Tab order in the DOM follows these rules:
Default behavior — Elements are focused in the order they appear in the HTML source (top to bottom, left to right). Only "focusable" elements participate by default: links (), buttons, form inputs, textareas, selects, and elements with a contenteditable attribute.
The tabindex attribute overrides this in three ways:
The tabindex="0" attribute makes any element focusable and positions it in the natural DOM order. Useful for custom interactive elements like a div acting as a button.
Positive values (tabindex="1", tabindex="2", etc.) jump that element ahead of the natural order — elements with lower positive numbers come first, then the rest of the DOM flows normally after all positive-indexed elements are done. This is almost always a bad idea in practice because it creates a jarring, unpredictable experience for keyboard users.

tabindex="-1" makes an element focusable programmatically (via .focus() in JS) but removes it from the sequential tab order entirely.
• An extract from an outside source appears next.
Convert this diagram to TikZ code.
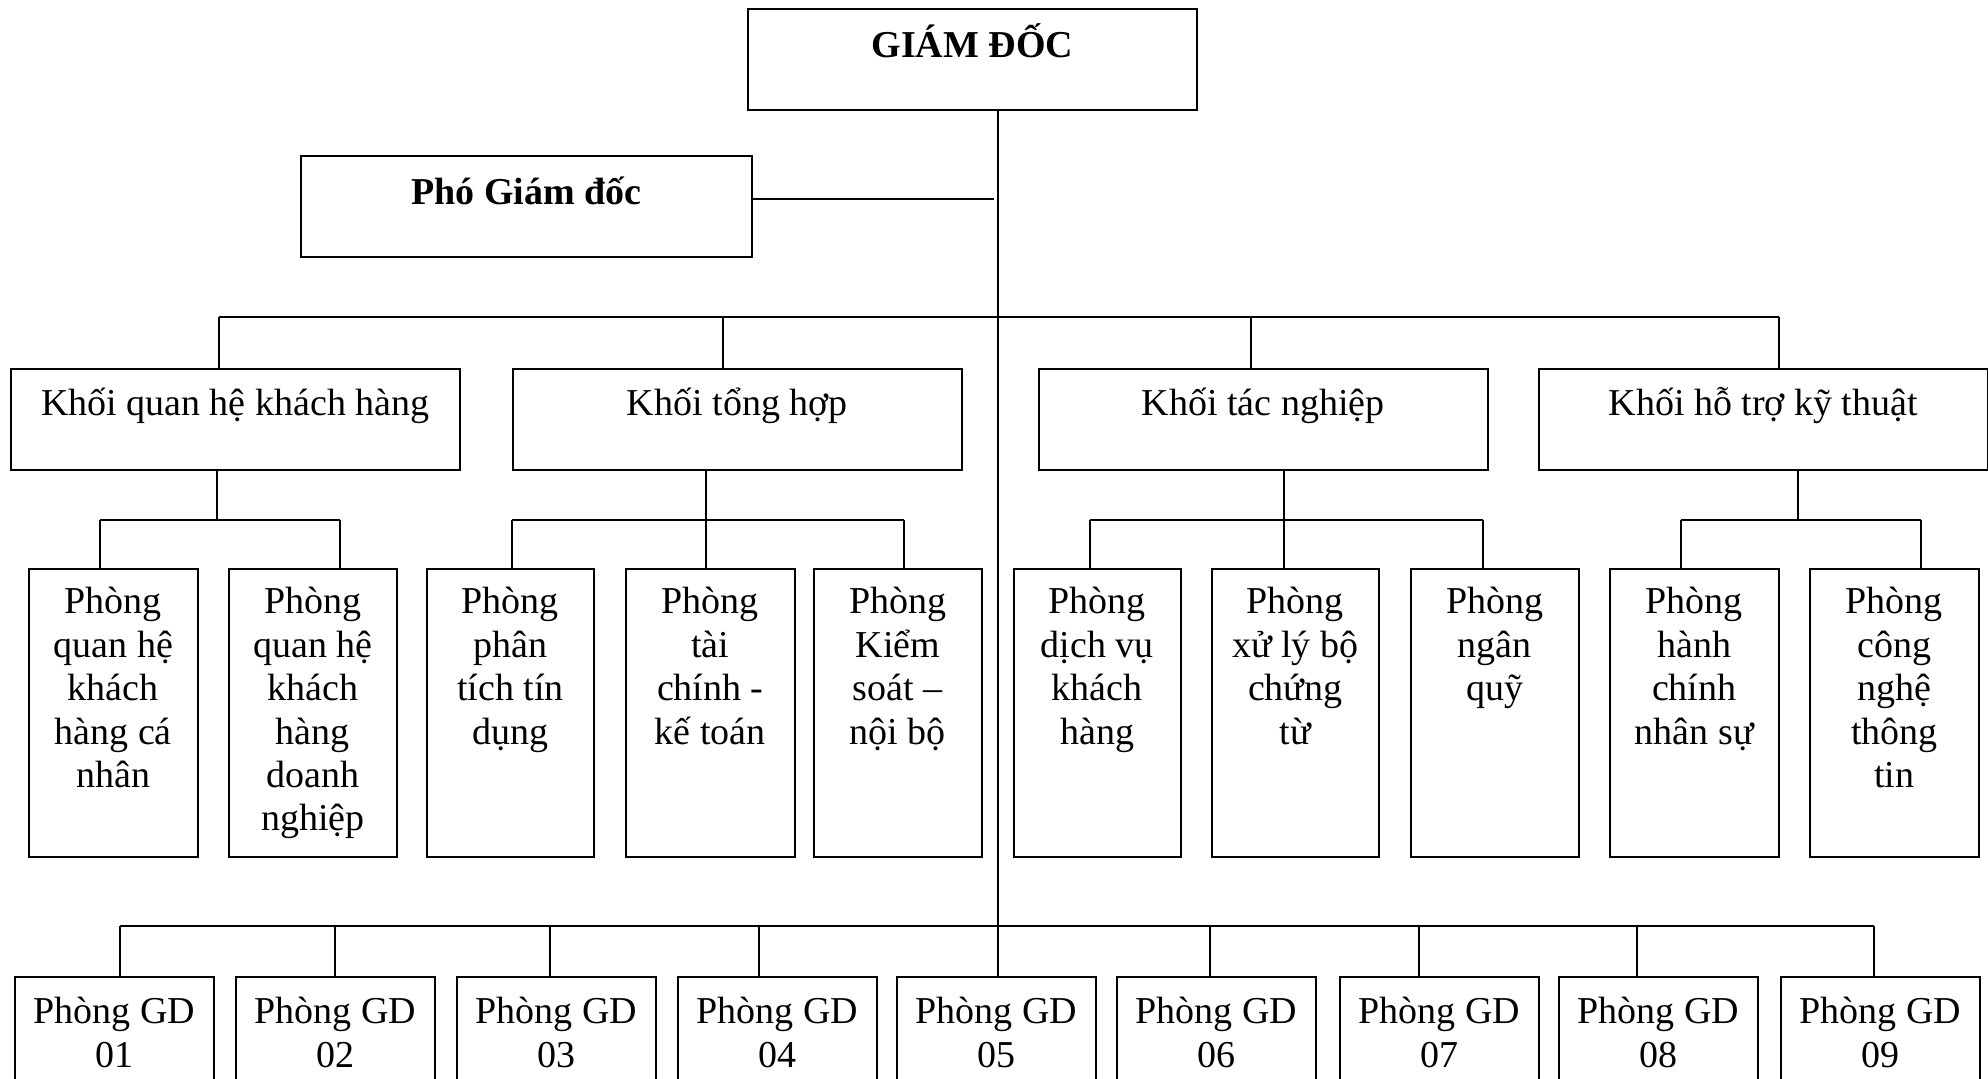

Handy for things like modals or dynamically shown panels that need to receive focus on demand but shouldn't be reachable via Tab key.
A quick mental model:
First, all elements with positive tabindex values, sorted ascending.
Then, everything else in DOM source order (including tabindex="0" elements).
Elements with tabindex="-1" are skipped entirely during tabbing.
if an element is hidden (display: none or visibility: hidden) or disabled, it's automatically removed from the tab order regardless of its tabindex value.